January 19, 2010

DIGITAL DEFICIT DISORDER

Sam Smith - Thanks to the work I do, I'm constantly looking at percentages and other such figures developed after much, and often expensive, research. And as I do so, the ghost of Alice Darnell repeatedly arises, reminding me - as she did teaching my 12th grade math class - that a result can be no more accurate than the least accurate figures used to derive it.

Yet polling firms, government agencies, and others trying to prove a point to justify their existence, repeatedly tell us things like, "Candidate A received 46.7% in our latest survey." Further down, however, you learn that the poll is accurate only within 3-4 percentage points.

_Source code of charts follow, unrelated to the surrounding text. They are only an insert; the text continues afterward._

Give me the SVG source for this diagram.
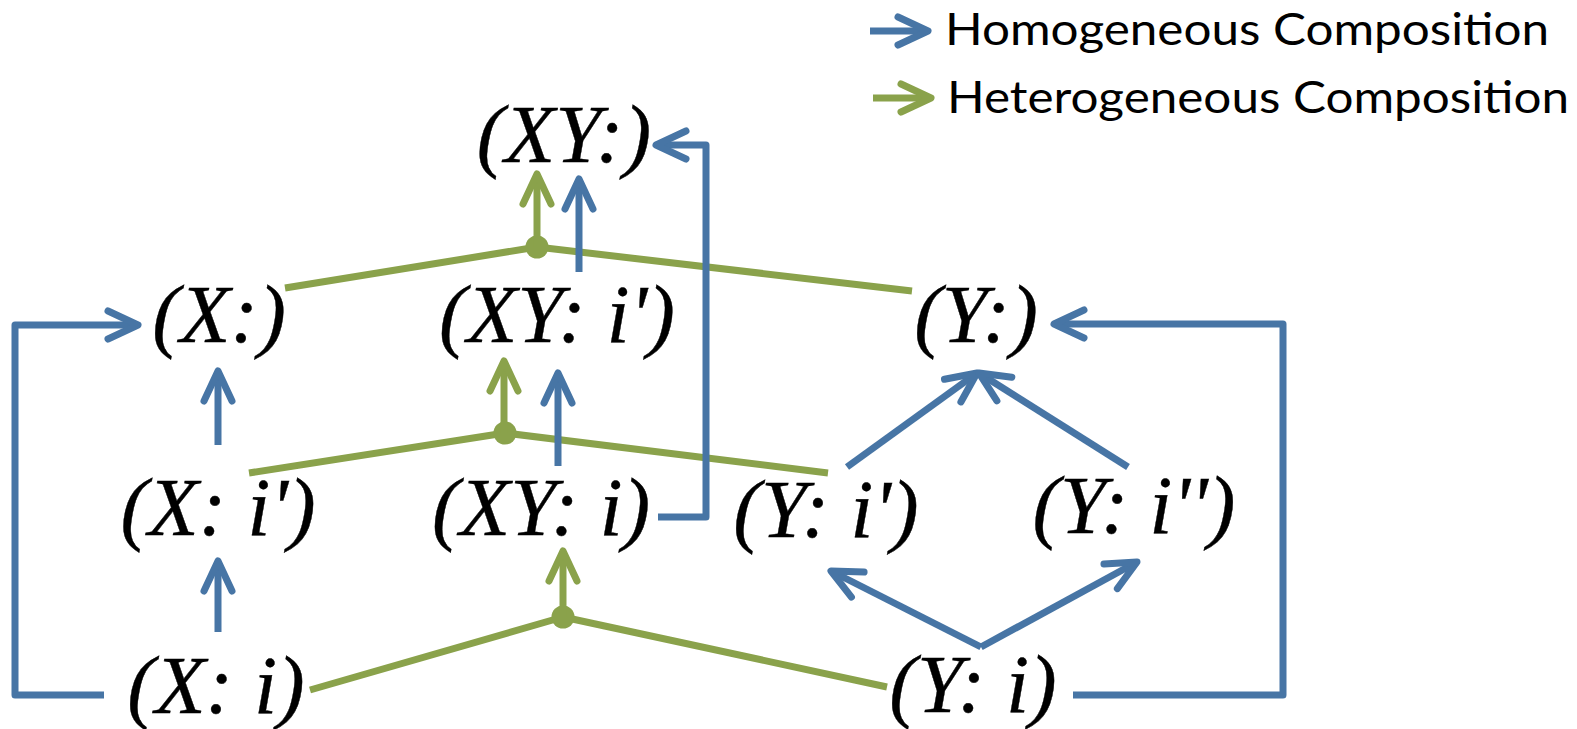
<svg xmlns="http://www.w3.org/2000/svg" width="1577" height="729" viewBox="0 0 1577 729">
<style>
.b{fill:none;stroke:#4775A5;stroke-width:7;stroke-linejoin:round}
.g{fill:none;stroke:#8AA24B;stroke-width:7;stroke-linejoin:round}
.ba{marker-end:url(#mb)}
.ga{marker-end:url(#mg)}
.dot{fill:#8AA24B}
.n{font-family:"Liberation Serif","Times New Roman",serif;font-style:italic;font-size:83px;fill:#000;stroke:#000;stroke-width:0.4;text-anchor:middle}
.lg{font-family:Lato,"Liberation Sans",sans-serif;font-weight:400;font-size:45px;fill:#000}
</style>
<defs>
<marker id="mb" markerUnits="userSpaceOnUse" markerWidth="40" markerHeight="40" viewBox="-40 -20 40 40" refX="0" refY="0" orient="auto" overflow="visible">
<path d="M-30,-14 L0,0 L-30,14" fill="none" stroke="#4775A5" stroke-width="7" stroke-linecap="round" stroke-linejoin="round"/>
</marker>
<marker id="mg" markerUnits="userSpaceOnUse" markerWidth="40" markerHeight="40" viewBox="-40 -20 40 40" refX="0" refY="0" orient="auto" overflow="visible">
<path d="M-30,-14 L0,0 L-30,14" fill="none" stroke="#8AA24B" stroke-width="7" stroke-linecap="round" stroke-linejoin="round"/>
</marker>
</defs>
<rect width="1577" height="729" fill="#fff"/>
<g id="legend">
<path class="b ba" d="M870,31 H928"/>
<text class="lg" x="945" y="45" textLength="604" lengthAdjust="spacingAndGlyphs">Homogeneous Composition</text>
<path class="g ga" d="M873,98 H931"/>
<text class="lg" x="947" y="113" textLength="622" lengthAdjust="spacingAndGlyphs">Heterogeneous Composition</text>
</g>
<g id="connectors">
<path class="g" d="M285,288 L537,247 L912,291"/>
<circle class="dot" cx="537" cy="247" r="11.5"/>
<path class="g ga" d="M537,247 V174"/>
<path class="g" d="M249,473 L505,433 L828,473"/>
<circle class="dot" cx="505" cy="433" r="11.5"/>
<path class="g ga" d="M504,433 V361"/>
<path class="g" d="M310,690 L563,617 L887,687"/>
<circle class="dot" cx="563" cy="617" r="11.5"/>
<path class="g ga" d="M563,617 V551"/>
<path class="b ba" d="M104,695 H15 V325 H138"/>
<path class="b ba" d="M218,445 V371"/>
<path class="b ba" d="M218,632 V561"/>
<path class="b ba" d="M579,272 V179"/>
<path class="b ba" d="M558,466 V373"/>
<path class="b ba" d="M658,517 H706 V145 H656"/>
<path class="b ba" d="M847,467 L977,373"/>
<path class="b ba" d="M1128,467 L979,373"/>
<path class="b ba" d="M981,647 L831,571"/>
<path class="b ba" d="M981,647 L1137,562"/>
<path class="b ba" d="M1073,695 H1283 V324 H1054"/>
</g>
<g id="n-XY"><text class="n" x="564" y="162">(XY:)</text></g>
<g id="n-X"><text class="n" x="219" y="342">(X:)</text></g>
<g id="n-XYi2"><text class="n" x="557" y="342">(XY: i')</text></g>
<g id="n-Y"><text class="n" x="976" y="342">(Y:)</text></g>
<g id="n-Xi2"><text class="n" x="218" y="535">(X: i')</text></g>
<g id="n-XYi"><text class="n" x="541" y="535">(XY: i)</text></g>
<g id="n-Yi2"><text class="n" x="826" y="537">(Y: i')</text></g>
<g id="n-Yi3"><text class="n" x="1134" y="533">(Y: i'')</text></g>
<g id="n-Xi"><text class="n" x="216" y="713">(X: i)</text></g>
<g id="n-Yi"><text class="n" x="973" y="712">(Y: i)</text></g>
</svg>
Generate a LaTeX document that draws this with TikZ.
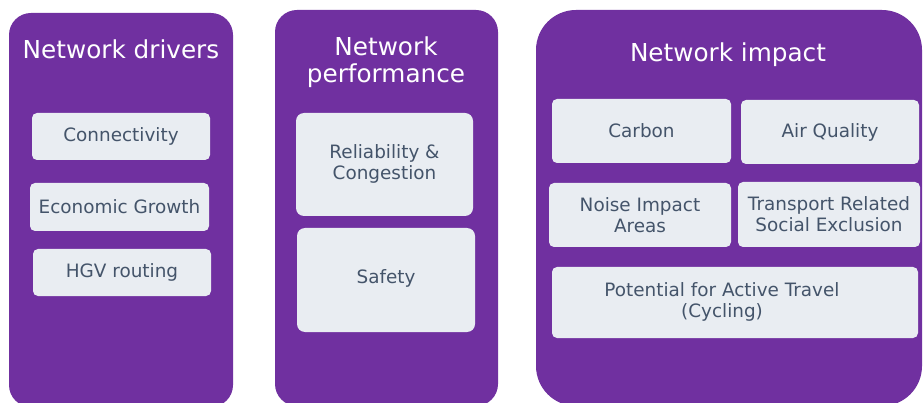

In the notoriously inadequate world of school testing, it can get even worse. The DC school system tells us, for example that 47.62% of fourth graders are "proficient or advanced in reading," a number that doesn't reflect how many students were sick on the day of the test or to what degree questions with multiple choice answers reflect actual reading skill or how many students read better than they take tests. But the score certainly reflects a test company's ability to con its clients and the lack of math skills of those running the DC school system.

My own research has found that 98.12% of the percentages I come across in news stories don't deserve their extra decimal points and journalists should round them up or down in a well-deserved attack on digital deficit disorder.